Армянские же активисты, жившие в своем советском мирке, допустили еще более серьезный просчет. Многие из них поддались заверениям, что они ломятся в открытую дверь и советское руководство рано или поздно непременно согласится на передачу Нагорного Карабаха Армении. По этой самой причине они и продолжали упорно игнорировать точку зрения Азербайджана. И когда Политбюро отказало им в поддержке, у армян даже не нашлось запасного плана действий, оставлявшего им возможность переговоров с Азербайджаном.
Армения восстает
После акций протеста в Карабахе, по Советской Армении прокатилась волна массовых уличных демонстраций. И хотя Армения была одной из самых гомогенных в этническом плане республик СССР, никто, в том числе и лидеры этих демонстраций, не мог предвидеть, какой мощный заряд энергии вырвется наружу. Казалось, вопрос о судьбе Нагорного Карабаха был способен затронуть самые чувствительные струны в душе каждого армянина.
Пытаясь объяснить, каким образом карабахский вопрос смог вдруг вывести на улицы сотни тысяч людей, политолог Александр Искандарян использует термин "замороженный потенциал". По его словам, "карабахский фактор был заморожен, и требовалось совсем немного, чтобы он выплеснулся". Даже те, кто ничего не знал об общественно-политической ситуации в Нагорном Карабахе, эмоционально сопереживали армянам, жившим в окружении "турок" (в армянском просторечии это слово обозначает как собственно турок, так и азербайджанцев).
15 февраля 1988 года, на заседании Союза писателей Армении – одной из наиболее влиятельных общественных организаций – поэтесса Сильва Капутикян выступила с речью в поддержку карабахских армян. Спустя три дня в Ереване состоялся митинг протеста против загрязнения окружающей среды. Защита окружающей среды была самым безопасным и наименее "политическим" поводом для выражения протеста. Экологические проблемы поэтому стали главной темой массовых митингов во многих частях Советского Союза.

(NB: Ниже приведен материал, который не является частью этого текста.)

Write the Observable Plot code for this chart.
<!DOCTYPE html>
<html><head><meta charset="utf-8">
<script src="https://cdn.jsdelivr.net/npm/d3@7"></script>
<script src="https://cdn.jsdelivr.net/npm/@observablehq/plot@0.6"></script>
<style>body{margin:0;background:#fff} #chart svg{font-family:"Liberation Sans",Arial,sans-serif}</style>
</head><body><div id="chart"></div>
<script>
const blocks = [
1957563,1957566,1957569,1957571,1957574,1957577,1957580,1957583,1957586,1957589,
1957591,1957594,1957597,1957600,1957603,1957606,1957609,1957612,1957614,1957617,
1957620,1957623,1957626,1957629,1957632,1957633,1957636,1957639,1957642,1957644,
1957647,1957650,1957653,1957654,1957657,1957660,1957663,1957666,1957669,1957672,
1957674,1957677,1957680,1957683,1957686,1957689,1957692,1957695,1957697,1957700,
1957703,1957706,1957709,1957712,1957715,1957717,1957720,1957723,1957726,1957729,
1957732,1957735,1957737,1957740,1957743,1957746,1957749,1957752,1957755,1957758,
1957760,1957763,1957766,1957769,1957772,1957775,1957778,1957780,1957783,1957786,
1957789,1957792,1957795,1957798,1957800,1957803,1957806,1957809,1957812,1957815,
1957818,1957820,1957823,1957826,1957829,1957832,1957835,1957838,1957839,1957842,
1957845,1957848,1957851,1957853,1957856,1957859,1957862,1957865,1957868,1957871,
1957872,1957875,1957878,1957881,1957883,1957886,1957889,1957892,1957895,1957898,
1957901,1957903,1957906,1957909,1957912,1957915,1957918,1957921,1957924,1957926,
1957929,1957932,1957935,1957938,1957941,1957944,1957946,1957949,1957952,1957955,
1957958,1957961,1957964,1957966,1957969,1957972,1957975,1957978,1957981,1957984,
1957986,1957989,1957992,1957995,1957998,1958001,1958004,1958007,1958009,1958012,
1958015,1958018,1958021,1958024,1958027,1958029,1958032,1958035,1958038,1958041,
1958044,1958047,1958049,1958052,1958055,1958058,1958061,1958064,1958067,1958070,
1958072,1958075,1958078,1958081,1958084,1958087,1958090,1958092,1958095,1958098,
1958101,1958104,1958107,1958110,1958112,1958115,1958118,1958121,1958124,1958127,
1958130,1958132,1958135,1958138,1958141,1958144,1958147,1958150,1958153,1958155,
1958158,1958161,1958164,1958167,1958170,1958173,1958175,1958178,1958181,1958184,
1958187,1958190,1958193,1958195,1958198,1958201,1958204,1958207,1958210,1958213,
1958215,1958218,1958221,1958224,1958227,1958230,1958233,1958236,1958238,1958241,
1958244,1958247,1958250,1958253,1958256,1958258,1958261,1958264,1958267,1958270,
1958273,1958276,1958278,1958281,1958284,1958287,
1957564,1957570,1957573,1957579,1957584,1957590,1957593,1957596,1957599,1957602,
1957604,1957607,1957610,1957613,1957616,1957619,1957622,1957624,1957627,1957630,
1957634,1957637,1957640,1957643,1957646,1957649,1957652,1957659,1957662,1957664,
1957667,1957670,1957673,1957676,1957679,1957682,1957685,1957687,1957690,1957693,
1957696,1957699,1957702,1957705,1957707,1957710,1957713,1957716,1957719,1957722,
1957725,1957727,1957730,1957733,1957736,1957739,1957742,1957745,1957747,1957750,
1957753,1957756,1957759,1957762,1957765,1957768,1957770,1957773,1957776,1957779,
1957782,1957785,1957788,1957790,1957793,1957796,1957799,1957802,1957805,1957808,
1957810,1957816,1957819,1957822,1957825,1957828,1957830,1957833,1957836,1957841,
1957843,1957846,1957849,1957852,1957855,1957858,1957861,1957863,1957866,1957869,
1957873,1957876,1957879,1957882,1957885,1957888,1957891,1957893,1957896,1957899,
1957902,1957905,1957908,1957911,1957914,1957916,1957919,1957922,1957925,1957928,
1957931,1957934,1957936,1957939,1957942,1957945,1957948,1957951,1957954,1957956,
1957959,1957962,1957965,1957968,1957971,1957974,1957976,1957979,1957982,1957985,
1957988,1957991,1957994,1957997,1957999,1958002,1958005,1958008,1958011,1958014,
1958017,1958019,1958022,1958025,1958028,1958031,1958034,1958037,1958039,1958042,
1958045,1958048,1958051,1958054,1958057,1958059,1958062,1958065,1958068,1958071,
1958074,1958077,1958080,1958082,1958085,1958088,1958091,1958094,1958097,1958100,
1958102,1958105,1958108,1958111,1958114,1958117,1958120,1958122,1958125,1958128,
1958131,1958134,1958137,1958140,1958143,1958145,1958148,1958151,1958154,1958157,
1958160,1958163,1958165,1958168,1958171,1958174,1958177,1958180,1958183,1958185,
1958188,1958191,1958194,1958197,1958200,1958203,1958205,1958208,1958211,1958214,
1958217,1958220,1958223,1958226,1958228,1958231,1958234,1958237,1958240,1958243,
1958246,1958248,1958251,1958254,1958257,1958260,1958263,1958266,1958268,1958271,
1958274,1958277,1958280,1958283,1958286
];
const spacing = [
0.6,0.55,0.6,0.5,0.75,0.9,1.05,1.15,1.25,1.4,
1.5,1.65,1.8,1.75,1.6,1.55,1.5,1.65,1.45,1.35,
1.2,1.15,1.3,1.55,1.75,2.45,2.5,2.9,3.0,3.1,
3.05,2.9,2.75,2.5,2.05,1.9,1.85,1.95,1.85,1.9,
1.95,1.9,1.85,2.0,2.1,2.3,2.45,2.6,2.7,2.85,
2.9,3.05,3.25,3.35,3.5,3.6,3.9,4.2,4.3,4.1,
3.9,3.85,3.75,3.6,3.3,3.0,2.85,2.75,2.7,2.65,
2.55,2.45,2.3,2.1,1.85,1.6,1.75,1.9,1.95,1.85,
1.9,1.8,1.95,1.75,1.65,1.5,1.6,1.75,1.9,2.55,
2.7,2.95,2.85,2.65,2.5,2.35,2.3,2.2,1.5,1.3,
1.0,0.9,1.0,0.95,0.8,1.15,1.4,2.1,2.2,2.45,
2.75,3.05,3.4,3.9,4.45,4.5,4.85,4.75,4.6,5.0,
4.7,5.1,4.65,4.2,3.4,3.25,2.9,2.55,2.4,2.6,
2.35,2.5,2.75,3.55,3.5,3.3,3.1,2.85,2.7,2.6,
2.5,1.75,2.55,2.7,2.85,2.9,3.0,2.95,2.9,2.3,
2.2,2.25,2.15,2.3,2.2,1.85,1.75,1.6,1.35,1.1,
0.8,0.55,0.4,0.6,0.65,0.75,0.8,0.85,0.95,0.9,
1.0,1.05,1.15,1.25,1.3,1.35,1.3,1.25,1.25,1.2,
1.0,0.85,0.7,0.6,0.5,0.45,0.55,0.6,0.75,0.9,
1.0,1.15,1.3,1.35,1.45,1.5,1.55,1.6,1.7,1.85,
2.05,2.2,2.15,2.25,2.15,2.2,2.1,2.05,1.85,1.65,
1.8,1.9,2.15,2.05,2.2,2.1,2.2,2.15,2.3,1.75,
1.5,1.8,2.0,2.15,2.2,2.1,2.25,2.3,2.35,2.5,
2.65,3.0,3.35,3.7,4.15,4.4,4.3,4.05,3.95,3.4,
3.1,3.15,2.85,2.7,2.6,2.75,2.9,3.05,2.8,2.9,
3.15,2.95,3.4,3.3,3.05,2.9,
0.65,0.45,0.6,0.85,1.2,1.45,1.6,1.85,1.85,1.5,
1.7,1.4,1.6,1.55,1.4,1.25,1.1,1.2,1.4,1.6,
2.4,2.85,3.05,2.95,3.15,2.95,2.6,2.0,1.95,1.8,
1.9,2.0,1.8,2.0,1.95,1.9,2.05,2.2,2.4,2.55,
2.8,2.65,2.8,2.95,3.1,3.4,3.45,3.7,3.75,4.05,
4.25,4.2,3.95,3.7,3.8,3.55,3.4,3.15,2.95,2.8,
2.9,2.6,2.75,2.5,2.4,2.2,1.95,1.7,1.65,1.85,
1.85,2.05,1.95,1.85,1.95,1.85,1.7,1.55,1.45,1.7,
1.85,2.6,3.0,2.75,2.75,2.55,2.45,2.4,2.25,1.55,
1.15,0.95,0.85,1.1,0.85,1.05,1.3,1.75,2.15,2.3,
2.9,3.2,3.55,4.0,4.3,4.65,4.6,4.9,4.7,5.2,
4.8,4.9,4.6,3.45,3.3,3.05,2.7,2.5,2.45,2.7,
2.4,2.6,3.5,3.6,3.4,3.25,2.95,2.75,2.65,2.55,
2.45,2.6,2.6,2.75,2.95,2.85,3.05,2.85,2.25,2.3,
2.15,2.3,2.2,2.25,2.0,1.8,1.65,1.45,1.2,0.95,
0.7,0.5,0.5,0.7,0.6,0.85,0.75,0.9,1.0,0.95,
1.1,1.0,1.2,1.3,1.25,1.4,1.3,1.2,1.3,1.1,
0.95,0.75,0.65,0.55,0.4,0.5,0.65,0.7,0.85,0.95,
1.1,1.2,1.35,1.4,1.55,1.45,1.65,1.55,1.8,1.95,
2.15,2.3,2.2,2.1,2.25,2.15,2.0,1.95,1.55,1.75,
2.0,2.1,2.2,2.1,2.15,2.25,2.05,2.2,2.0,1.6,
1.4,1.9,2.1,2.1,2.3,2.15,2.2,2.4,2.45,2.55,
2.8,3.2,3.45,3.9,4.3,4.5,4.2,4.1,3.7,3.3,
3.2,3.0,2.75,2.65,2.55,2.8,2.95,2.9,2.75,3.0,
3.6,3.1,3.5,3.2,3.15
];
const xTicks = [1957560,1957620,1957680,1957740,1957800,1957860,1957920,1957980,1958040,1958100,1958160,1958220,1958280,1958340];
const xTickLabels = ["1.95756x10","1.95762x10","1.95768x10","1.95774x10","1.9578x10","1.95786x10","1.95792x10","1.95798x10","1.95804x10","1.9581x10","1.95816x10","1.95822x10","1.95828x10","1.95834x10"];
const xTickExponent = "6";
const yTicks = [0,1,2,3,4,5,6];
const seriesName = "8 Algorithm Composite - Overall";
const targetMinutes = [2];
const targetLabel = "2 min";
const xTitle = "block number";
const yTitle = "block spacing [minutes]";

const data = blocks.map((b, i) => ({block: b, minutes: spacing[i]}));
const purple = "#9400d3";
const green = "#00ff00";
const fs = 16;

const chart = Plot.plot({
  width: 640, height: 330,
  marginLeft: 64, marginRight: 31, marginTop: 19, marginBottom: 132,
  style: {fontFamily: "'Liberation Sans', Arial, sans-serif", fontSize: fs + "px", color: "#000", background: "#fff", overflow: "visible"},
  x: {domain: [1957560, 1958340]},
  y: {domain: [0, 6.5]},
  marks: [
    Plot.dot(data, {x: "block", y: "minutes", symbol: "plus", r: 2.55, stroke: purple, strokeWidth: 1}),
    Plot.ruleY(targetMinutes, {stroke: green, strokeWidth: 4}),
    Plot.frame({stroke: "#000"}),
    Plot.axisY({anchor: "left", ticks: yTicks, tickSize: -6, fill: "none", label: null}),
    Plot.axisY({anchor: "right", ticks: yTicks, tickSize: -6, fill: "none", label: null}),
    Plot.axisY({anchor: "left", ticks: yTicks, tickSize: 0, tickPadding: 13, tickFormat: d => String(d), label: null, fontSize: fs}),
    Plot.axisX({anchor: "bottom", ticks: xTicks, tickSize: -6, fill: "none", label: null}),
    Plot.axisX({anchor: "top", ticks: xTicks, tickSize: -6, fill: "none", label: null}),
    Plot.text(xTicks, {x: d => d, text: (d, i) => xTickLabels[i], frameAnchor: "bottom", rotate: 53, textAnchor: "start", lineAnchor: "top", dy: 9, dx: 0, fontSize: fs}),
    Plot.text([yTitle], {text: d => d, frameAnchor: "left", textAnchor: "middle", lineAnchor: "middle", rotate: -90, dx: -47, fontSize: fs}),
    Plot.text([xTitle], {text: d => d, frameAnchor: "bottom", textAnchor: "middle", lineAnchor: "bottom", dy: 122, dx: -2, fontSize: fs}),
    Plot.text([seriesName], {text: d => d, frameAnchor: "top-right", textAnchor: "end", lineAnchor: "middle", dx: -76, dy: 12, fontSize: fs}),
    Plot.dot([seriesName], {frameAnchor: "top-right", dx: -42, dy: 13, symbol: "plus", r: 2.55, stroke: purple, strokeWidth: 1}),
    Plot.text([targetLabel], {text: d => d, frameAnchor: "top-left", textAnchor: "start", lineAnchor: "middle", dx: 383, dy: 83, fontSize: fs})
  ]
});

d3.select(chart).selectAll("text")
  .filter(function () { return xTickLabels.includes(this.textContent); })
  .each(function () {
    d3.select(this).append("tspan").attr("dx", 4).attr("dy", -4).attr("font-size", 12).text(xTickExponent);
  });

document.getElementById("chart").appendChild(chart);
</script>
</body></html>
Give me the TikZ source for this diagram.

В Ереване демонстранты выражали недовольство по поводу состояния озера Севан, экологической опасности Мецаморской АЭС, химического комбината "Наирит" и загрязненности воздуха в Ереване. Однако организаторы митинга не были искренни. Рассказ Зория Балаяна:
"Мы собрались на Театральной площади под чисто экологическими лозунгамиї Но среди них был, так скажем, один лозунг со словами: "Карабах – историческая территория Армении". На него никто не обратил внимания. Но на следующем митинге было уже несколько таких лозунгов. Игорь Мурадян, который привел людей на площадь, принес с собой портреты Горбачева. "Ленин, партия, Горбачев" – такой был у него лозунг. Он его сам придумал. А через три недели он придумал еще один: "Сталин, Берия, Лигачев!" Так люди привыкли к мысли, что можно обсуждать национальный вопрос наряду с проблемами "Наирита" и Севана. А через месяц о "Наирите" и Севане говорили только пять минут" (20).
Митинги проходили на большой Театральной площади в центре Еревана, перед зданием оперного театра. 20 февраля, незадолго до открытия в Степанакерте сессии областного совета, на площади собралась тридцатитысячная толпа. С каждым днем количество участников митинга удваивалось. 22 февраля митингующих уже было более ста тысяч человек – феноменальная цифра по меркам любой страны мира, не говоря уж о Советском Союзе образца 1988 года.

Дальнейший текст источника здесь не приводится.